Linux Foundation has announced through a press release that the Open Ledger Project has a new trademark. It is now officially Hyperledger.
“Digital Asset has donated the trademark for the ‘Hyperledger’ name to the Linux Foundation,” reads part of the press release, “Use of the mark will be managed exclusively by the Governing Board of the Hyperledger Project with the approval of the Linux Foundation.”
Before this happened, Hyperledger was a startup that worked on building blockchains that did not require incentive coins like bitcoin. In June 2015 Digital Assets, another blockchain startup acquired Hyperledger.

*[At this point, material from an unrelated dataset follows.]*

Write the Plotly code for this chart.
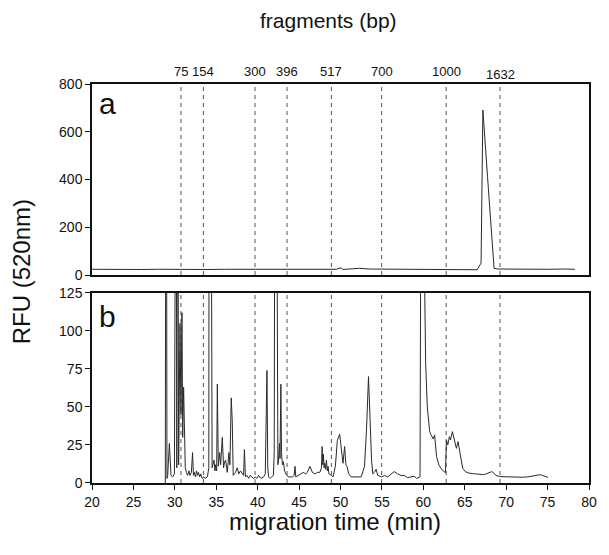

Digital Assets was founded by Blythe Masters, a former JPMorgan Chase executive. Just like Hyperledger, Digital Assets has been working on blockchain solutions that mainstream financial institutions can put to use.
Aside from the change of name for the project, Linux Foundation has also announced a list of 30 founding companies of the Hyperledger project. Some of the names in the list include Digital Asset Holding, R3, IBM, Hitachi and JPMorgan.

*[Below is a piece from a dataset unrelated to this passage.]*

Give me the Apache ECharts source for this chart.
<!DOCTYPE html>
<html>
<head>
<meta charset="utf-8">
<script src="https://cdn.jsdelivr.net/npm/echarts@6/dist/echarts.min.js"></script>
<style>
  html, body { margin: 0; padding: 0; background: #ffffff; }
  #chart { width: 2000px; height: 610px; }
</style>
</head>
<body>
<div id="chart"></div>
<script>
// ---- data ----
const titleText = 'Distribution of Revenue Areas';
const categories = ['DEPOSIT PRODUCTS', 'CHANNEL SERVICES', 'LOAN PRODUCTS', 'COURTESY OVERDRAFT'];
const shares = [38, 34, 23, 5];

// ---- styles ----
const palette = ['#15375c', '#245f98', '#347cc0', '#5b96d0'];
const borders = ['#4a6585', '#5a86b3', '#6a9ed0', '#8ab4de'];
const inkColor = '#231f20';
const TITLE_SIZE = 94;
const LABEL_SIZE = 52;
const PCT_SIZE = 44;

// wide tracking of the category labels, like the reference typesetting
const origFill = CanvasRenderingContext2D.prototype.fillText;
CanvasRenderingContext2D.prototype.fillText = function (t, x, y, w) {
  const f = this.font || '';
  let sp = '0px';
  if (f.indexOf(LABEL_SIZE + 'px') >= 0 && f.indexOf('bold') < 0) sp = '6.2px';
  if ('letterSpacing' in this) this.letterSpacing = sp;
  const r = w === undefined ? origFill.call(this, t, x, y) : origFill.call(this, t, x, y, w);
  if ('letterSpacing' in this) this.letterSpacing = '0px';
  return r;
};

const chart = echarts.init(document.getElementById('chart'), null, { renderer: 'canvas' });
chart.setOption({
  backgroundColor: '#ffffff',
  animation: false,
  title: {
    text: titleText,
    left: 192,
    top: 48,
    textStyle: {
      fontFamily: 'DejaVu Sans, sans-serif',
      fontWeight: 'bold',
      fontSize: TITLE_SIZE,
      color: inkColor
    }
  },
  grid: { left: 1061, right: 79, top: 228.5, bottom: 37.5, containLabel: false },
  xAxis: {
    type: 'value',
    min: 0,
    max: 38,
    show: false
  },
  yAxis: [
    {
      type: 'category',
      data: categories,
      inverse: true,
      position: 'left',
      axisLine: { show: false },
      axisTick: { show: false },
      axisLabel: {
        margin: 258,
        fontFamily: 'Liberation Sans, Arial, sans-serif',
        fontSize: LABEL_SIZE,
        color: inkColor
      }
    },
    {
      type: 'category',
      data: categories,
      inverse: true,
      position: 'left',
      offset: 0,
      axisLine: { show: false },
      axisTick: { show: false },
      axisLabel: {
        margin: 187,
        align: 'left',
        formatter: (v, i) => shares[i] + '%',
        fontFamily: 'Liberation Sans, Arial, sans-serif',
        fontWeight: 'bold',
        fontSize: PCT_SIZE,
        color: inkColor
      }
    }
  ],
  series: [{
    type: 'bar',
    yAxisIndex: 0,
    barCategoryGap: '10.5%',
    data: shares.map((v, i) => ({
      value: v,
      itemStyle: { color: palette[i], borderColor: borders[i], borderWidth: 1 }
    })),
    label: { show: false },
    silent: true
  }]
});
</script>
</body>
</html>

The project was unveiled last year as an open source blockchain project. There is a lot of anticipation amongst the major financial institutions and technology companies that the experience Linux Foundation has in building open source projects will play a significant role in delivering a superior blockchain to the one Bitcoin runs on.
Public or private
As a matter of fact, at The Block Chain Conference in San Francisco, IBM’s Global Blockchain Offering Director John Wolpert disclosed that about 2,300 companies have requested to be part of the project.
On the other hand, however, there are many, especially within the Bitcoin community who believe the permissionless blockchain, like the one on which Bitcoin is built, is superior to the private Blockchain that is being fronted by major financial institutions.